The remaining two spectators were treated for minor injuries.
The drivers are understood not to have been injured.
Official confirmation of the crashes came almost seven hours after the first collision.
Superintendent Phil O’Kane said: “I’d like to offer my condolences from Police Scotland, Scottish Borders Council and the organisers of the Jim Clark Rally for the tragic circumstances that bring us here.”
He said the rally was cancelled after the fatal crash, and the Eccles stage was suspended after the first crash.
He was unable to give further details about the dead or injured spectators.
Questions remain about where people were standing and how the cars left the road.
Mr O’Kane said responsibility for safety rests with the rally’s organising committee.
“But I do know it is well stewarded, safety is a very big consideration in the planning of it,” he said.
Eyewitnesses to the fatal crash described “terrible” scenes.
Spectator Tony Cowan told the BBC: “It was just one car which lost control. It went sideways one way and then to the other side of the road and ploughed into four people.
“It was terrible, absolutely terrible. I ran to help but there was little I could do. The air ambulance arrived after about three quarters of an hour. There were police cars and ambulances. It was chaos, just chaos.”

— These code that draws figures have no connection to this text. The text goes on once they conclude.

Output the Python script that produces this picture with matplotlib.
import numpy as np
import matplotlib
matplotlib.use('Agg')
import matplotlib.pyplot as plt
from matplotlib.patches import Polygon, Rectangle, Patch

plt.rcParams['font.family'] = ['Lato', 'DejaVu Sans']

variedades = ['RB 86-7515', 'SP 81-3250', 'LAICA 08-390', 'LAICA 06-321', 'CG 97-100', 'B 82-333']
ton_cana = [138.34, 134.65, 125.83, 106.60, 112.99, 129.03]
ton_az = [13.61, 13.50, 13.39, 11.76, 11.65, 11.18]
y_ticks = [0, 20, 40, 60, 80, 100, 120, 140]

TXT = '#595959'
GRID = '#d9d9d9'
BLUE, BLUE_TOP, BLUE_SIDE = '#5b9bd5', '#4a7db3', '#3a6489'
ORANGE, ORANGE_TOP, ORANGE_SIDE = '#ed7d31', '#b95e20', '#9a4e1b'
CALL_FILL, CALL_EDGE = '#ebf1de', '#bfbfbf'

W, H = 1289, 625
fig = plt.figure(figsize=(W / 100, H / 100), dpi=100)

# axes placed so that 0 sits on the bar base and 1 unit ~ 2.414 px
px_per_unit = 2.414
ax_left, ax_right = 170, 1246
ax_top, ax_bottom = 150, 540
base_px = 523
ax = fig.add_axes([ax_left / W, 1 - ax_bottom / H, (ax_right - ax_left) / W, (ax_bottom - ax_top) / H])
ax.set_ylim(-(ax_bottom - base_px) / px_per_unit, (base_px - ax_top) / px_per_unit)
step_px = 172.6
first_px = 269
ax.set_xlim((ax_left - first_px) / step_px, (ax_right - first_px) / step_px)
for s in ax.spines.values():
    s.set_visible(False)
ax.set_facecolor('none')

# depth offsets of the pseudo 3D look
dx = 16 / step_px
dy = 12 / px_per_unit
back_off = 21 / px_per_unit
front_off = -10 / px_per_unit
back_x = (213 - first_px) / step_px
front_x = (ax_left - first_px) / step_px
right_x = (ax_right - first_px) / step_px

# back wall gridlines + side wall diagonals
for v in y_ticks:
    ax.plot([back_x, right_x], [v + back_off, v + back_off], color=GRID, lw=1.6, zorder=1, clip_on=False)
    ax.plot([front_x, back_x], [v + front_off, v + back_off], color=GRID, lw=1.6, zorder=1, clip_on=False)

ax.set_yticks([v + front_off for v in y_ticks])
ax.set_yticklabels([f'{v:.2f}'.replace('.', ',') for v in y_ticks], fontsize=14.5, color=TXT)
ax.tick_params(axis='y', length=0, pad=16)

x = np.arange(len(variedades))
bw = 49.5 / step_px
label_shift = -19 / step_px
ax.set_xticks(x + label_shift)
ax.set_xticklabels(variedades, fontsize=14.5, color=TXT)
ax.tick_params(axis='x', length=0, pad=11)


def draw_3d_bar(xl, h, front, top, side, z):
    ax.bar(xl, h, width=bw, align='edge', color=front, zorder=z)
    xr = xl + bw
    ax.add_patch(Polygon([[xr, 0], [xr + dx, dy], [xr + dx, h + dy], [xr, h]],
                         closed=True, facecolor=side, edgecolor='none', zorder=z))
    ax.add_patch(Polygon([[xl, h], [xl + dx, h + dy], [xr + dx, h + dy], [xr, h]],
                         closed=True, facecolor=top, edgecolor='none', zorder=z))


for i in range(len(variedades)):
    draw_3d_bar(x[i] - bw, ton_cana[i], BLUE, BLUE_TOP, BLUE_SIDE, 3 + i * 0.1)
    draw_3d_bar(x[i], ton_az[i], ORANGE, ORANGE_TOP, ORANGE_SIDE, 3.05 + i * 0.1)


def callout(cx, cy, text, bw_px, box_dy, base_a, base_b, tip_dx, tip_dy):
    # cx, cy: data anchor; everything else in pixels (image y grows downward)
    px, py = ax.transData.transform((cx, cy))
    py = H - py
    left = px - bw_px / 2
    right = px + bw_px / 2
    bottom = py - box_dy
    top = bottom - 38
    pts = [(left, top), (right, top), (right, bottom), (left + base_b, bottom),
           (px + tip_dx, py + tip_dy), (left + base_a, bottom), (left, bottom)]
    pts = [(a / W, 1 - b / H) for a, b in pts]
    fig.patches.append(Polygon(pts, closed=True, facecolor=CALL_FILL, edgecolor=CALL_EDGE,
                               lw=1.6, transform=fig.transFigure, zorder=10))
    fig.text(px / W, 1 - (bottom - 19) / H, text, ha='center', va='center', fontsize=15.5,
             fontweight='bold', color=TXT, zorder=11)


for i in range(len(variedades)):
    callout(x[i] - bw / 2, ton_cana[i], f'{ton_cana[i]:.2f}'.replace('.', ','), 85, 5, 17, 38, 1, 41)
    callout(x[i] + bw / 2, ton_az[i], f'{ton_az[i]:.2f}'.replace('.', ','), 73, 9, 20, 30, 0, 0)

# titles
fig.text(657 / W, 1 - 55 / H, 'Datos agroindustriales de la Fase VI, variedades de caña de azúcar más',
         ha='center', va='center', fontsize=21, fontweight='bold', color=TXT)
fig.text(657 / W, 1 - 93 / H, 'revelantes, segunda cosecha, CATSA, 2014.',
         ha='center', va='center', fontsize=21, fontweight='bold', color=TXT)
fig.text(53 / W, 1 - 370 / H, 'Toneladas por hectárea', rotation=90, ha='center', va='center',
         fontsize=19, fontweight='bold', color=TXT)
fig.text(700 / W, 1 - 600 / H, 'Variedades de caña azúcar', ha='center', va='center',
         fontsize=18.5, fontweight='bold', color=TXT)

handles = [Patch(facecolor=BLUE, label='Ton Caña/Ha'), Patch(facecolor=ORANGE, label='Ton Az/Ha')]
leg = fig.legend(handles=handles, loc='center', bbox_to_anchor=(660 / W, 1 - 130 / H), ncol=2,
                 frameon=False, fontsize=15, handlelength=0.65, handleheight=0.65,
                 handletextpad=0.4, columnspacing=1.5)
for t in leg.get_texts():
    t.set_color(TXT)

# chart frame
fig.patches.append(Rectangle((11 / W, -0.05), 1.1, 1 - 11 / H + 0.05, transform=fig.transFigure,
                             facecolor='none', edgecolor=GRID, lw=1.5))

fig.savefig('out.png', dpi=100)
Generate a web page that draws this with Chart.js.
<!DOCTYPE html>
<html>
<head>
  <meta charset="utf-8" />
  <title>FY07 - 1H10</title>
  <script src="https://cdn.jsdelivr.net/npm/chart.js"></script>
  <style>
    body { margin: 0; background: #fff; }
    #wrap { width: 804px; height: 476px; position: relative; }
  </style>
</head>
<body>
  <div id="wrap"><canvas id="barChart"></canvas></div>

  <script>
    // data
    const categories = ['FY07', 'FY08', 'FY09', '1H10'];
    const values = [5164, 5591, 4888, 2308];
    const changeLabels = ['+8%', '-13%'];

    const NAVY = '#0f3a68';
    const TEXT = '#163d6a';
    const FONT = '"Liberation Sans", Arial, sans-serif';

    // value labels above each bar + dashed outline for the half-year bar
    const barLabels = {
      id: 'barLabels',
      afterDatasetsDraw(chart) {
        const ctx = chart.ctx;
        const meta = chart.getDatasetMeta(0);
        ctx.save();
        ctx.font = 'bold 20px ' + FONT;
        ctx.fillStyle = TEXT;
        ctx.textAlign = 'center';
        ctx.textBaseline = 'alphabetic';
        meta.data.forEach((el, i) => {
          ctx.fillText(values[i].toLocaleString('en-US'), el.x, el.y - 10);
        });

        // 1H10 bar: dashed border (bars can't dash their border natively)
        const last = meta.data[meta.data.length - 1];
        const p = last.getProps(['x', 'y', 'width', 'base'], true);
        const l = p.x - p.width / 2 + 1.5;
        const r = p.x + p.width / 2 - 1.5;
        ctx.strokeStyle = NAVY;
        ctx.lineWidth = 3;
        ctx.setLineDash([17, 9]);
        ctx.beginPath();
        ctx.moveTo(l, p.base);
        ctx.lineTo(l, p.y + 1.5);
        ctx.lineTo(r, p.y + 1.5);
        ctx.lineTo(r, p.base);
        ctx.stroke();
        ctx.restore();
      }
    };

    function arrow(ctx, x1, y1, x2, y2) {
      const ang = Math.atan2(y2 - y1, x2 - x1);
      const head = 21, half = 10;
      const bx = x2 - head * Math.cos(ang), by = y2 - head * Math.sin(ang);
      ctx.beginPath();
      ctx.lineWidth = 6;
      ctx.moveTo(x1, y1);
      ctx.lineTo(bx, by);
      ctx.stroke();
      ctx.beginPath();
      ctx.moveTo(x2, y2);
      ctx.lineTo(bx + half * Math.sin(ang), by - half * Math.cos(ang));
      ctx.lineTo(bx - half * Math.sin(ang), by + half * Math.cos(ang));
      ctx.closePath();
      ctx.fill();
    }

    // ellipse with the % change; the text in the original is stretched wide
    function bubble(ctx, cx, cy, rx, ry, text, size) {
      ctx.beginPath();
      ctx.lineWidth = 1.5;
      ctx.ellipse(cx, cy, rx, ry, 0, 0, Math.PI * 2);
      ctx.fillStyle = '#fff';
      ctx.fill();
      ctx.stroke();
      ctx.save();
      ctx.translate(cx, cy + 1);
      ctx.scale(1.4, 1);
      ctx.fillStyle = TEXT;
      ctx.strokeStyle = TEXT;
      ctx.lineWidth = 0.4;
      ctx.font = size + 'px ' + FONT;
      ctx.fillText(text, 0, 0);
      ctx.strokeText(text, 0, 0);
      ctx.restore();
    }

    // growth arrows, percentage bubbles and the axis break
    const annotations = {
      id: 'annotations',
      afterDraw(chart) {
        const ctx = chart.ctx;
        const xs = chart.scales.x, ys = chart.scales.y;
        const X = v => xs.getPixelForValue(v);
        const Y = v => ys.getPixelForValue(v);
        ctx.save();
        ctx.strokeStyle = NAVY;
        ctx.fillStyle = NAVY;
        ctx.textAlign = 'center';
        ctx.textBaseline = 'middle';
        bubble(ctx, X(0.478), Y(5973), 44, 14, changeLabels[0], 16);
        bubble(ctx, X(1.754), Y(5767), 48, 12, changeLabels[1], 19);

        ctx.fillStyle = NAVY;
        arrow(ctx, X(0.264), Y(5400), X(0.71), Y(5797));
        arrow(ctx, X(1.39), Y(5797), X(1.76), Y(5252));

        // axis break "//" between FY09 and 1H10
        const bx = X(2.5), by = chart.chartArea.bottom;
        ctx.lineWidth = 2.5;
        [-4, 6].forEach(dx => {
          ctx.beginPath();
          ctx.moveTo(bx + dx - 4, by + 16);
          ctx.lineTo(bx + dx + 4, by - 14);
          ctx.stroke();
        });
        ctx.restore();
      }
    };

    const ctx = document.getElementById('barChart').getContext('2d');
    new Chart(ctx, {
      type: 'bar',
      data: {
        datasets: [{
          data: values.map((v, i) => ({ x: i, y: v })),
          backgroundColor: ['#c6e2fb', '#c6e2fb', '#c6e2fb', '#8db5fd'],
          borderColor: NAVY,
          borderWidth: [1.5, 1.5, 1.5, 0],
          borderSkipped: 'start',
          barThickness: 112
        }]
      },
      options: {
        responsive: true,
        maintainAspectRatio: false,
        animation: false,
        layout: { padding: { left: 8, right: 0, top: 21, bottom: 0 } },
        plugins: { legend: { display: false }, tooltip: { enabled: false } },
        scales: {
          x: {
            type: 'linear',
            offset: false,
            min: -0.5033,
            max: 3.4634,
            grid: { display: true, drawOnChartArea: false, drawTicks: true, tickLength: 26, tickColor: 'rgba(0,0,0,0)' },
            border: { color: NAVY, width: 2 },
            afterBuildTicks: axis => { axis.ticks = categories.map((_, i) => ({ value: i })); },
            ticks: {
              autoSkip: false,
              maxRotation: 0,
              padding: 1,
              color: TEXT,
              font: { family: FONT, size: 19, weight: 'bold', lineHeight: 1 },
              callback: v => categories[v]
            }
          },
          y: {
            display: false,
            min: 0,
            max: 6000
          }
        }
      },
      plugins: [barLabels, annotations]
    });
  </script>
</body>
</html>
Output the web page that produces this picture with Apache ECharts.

Another spectator, Tommy Tait, wrote on Facebook: “We must be like cats have nine lives never have we been so close to getting wiped out by a rally car our thoughts go out to the 4 who got hit.”
Others on social media had earlier posted pictures and comments about the rally.
One person commented on “brave” people sitting on a verge close to a junction at Eccles.
Scores of others left messages of condolence on the Jim Clark Rally website.
The racing competition takes place over three days on closed roads in the Duns and Kelso areas.
The rally is named after Scottish Formula One driver Jim Clark, who grew up in the area. He was killed in a motor racing accident in Hockenheim, Germany, in 1968.
Scotland’s First Minister Alex Salmond said: “This is desperately sad and difficult news from the Borders of the tragic circumstances that have occurred at the Jim Clark Rally.
“The police have confirmed three fatalities and my thoughts are with all of those involved and the families and loved ones of those who have lost their lives.
“The government is in contact with Police Scotland and we await the outcome of their inquiries.
“The Jim Clark Rally is a long-standing event of over 40 years. It is much loved in the Borders and by the rally driving community who I know will share in our sadness at what is a black day for the Borders and for Scotland.”
Local MSP John Lamont said: “This is tragic news for the Borders, and my thoughts and prayers are with the victims and their families.
“I know that the rally organisers place considerable emphasis on the safety of the spectators and drivers but with any event of this nature, there will always be an element of risk.
“I live just a few miles away from the scene of the accident and I know that everyone is shocked and saddened by this dreadful news.”